Personal life
- Born: María de Lorenzo y Fuentes August 5, 1665 Garachico, Tenerife
- Died: May 10, 1741 (aged 75) Puerto de la Cruz, Tenerife
- Other name: Sor María de San Antonino
- Occupation: nun and mystic

Religious life
- Religion: Christianity

= María de San Antonio Lorenzo y Fuentes =

Dominican religious sister and Spanish mystic

María de San Antonio Lorenzo y Fuentes or Sor María de San Antonino (August 5, 1665 in Garachico, Tenerife – May 10, 1741 in Puerto de la Cruz, Tenerife) was a Dominican religious sister and Spanish mystic.

== Biography ==
Her life was written of by Francisco Martínez Puentes, the priest of her native town, Garachico, a city in the north of the island of Tenerife.

María de San Antonio came from a wealthy family, professed as a Dominican nun in the Convento de Nuestra Señora de las Nieves of the city of Puerto de la Cruz (the convent disappeared by fire in 1925). This convent temple was in front of the Parroquia de Nuestra Señora de la Peña de Francia.

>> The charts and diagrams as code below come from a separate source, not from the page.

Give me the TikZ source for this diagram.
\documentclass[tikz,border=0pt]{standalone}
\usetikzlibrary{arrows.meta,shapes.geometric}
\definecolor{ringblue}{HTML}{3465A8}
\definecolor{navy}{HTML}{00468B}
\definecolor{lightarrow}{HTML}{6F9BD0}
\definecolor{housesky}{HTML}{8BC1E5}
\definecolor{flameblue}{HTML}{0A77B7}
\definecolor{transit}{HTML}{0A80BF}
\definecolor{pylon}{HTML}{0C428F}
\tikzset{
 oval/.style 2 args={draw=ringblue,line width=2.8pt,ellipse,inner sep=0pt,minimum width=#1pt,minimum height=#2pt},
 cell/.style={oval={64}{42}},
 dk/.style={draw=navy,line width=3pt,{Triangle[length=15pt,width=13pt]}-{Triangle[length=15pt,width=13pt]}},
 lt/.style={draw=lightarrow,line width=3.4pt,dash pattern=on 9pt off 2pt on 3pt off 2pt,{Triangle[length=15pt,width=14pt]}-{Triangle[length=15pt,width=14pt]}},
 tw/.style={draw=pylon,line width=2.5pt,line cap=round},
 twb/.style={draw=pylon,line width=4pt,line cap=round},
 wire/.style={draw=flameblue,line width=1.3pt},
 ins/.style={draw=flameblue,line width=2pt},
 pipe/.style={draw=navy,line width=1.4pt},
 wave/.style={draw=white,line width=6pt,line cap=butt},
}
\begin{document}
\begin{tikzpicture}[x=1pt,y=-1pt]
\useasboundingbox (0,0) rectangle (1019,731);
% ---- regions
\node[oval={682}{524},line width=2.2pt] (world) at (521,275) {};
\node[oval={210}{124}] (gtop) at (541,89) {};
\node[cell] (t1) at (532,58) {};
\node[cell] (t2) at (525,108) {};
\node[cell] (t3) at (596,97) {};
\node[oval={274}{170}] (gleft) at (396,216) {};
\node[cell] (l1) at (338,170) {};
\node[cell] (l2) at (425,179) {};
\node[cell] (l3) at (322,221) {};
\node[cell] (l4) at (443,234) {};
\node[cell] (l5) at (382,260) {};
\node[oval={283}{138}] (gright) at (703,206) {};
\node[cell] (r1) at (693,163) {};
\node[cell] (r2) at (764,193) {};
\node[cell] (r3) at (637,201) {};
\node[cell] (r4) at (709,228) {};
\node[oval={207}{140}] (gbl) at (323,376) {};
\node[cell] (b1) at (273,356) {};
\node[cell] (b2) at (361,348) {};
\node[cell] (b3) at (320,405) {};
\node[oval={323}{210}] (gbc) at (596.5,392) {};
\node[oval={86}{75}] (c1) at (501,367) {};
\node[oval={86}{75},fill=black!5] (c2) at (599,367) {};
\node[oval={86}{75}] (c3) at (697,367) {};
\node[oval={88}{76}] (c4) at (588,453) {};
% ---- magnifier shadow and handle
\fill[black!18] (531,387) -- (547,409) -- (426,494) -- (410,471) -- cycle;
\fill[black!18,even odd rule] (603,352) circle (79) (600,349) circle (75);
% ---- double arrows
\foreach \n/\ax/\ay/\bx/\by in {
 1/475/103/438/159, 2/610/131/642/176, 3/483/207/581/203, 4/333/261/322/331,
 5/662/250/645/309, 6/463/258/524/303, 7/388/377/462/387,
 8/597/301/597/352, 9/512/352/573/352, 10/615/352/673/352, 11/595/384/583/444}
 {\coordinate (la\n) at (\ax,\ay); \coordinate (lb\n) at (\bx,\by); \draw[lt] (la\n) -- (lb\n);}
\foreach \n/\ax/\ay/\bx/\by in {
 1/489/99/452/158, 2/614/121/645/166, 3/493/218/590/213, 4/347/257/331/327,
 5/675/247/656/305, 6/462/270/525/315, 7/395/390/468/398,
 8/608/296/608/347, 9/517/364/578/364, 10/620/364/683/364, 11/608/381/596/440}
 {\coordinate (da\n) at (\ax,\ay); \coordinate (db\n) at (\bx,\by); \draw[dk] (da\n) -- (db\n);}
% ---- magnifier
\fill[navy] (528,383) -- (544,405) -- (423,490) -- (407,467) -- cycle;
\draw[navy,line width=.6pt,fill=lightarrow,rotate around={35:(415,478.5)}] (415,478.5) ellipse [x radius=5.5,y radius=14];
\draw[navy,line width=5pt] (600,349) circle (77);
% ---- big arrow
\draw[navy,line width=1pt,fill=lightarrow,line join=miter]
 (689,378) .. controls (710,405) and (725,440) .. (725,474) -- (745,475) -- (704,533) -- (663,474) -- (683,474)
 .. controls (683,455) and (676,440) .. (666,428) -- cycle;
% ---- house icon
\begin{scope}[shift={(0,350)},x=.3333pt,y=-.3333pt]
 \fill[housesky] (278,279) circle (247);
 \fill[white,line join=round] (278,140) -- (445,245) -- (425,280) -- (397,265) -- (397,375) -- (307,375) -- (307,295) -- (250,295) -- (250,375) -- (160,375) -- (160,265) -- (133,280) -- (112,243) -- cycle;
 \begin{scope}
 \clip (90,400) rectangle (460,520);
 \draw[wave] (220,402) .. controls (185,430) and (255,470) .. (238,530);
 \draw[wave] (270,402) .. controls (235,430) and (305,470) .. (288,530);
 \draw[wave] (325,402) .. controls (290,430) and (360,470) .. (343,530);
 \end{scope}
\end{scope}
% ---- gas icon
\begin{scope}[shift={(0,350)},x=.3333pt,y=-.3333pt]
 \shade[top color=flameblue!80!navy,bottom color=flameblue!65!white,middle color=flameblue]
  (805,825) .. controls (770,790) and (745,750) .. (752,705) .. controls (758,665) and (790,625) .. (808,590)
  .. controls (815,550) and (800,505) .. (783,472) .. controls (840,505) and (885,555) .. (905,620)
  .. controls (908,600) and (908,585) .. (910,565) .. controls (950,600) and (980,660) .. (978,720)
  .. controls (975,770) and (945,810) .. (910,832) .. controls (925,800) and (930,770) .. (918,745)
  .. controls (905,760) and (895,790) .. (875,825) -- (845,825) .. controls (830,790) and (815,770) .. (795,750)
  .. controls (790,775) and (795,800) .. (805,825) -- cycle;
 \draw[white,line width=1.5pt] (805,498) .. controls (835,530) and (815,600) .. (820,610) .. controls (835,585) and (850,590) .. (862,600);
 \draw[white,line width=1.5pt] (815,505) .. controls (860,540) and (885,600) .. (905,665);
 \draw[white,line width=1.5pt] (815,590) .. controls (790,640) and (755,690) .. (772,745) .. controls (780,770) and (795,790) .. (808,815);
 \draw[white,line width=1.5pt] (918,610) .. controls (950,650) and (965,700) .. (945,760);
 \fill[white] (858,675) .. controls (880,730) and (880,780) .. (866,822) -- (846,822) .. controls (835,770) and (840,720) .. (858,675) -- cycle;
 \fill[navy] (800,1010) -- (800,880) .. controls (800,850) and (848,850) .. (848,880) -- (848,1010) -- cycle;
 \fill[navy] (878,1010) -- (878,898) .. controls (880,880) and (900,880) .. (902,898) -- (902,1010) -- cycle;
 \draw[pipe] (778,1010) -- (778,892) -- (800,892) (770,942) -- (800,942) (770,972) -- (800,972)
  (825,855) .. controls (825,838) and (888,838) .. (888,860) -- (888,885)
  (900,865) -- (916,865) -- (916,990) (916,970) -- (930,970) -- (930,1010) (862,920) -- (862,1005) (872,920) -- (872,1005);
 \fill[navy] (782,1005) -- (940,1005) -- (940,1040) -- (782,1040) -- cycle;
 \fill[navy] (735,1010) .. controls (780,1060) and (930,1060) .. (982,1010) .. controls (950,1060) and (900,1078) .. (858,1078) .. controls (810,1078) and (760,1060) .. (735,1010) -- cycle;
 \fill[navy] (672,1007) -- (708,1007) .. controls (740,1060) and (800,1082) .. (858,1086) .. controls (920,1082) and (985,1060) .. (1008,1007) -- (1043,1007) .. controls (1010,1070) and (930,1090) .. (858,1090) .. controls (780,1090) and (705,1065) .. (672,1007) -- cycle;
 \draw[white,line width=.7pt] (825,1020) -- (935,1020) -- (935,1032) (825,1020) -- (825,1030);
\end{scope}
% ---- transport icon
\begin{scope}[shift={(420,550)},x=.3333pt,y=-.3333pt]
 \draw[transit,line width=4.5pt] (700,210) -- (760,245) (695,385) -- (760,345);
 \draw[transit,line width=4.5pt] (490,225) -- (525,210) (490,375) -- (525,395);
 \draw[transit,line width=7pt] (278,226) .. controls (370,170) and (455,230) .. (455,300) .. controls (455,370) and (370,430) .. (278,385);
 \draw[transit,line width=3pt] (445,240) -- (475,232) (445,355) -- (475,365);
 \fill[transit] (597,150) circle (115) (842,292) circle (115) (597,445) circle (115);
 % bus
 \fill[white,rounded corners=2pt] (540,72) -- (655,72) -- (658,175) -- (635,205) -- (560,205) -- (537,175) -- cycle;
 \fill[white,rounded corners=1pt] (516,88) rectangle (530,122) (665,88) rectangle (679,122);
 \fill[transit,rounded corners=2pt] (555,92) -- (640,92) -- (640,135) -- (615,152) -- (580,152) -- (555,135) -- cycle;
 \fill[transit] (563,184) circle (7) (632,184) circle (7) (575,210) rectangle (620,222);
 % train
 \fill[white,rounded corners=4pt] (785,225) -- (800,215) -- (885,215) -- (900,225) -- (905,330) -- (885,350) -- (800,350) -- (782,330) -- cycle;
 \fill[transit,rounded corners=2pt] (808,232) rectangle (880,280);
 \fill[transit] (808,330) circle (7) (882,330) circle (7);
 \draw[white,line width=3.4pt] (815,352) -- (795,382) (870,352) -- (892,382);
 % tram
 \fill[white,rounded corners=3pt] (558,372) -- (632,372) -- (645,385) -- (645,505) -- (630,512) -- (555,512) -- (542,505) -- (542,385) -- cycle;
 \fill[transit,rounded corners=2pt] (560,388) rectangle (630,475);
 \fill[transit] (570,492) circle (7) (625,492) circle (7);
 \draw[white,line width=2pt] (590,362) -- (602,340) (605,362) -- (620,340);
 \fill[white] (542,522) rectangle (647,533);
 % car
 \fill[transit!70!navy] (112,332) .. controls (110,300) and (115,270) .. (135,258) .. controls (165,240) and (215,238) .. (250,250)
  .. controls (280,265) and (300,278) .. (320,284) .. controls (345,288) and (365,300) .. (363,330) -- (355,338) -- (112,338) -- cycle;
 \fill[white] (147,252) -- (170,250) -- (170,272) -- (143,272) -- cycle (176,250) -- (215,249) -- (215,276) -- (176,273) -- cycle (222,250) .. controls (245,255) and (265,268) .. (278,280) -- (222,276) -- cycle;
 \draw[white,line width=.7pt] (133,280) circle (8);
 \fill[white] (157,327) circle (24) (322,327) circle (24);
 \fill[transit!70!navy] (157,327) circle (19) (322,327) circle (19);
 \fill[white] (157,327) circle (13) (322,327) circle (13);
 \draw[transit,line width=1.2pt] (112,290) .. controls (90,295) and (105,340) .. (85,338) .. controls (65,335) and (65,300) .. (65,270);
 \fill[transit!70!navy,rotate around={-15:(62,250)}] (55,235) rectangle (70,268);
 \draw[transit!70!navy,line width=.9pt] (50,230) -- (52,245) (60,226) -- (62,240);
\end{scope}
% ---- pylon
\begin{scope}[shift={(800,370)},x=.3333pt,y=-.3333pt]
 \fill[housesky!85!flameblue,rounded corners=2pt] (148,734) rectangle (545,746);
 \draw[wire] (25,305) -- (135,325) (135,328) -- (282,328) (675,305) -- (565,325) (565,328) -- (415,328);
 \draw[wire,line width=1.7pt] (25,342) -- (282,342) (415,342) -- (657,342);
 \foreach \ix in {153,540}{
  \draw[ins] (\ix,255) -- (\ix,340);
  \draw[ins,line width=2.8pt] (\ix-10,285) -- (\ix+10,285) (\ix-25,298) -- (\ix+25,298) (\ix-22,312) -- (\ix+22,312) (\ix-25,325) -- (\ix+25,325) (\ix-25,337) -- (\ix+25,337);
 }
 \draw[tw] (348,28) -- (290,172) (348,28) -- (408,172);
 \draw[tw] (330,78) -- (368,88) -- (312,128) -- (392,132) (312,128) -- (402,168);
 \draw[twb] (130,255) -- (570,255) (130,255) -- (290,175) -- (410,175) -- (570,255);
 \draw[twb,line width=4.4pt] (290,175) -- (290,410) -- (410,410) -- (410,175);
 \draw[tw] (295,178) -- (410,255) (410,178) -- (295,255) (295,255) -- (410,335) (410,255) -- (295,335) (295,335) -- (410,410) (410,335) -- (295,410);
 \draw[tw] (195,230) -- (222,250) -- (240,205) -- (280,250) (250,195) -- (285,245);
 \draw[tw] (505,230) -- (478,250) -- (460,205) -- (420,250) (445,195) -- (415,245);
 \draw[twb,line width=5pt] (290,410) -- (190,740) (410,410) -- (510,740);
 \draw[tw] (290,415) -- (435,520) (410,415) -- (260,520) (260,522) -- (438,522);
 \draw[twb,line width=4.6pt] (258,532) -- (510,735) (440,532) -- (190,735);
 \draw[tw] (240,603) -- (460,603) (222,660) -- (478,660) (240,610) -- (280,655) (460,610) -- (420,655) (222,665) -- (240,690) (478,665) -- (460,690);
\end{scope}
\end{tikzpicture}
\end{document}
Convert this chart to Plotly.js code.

The nun was given various gifts such as the reading of souls. According to popular tradition, de San Antonio was able to read the mind of a convent servant, named Felipa, who prayed that God would lead her to purgatory after her death. The nun rebuked her, urging her to ask God to go to heaven instead of purgatory. Another miracle attributed to the nun happened when a mason who worked in the convent fell into the void, rushing to the ground gently and swaying, without dying or suffering damage, since the workman had entrusted to the nun.

María de San Antonino died on May 10, 1741. According to the files, her body remained incorrupt and kept her blood fresh. The acts of exhumation and translation of her remains were verified when Luis Antonio Folgueras y Sión was bishop of the Diocese of Tenerife. Her body is not currently preserved, as it disappeared in the convent fire in 1925.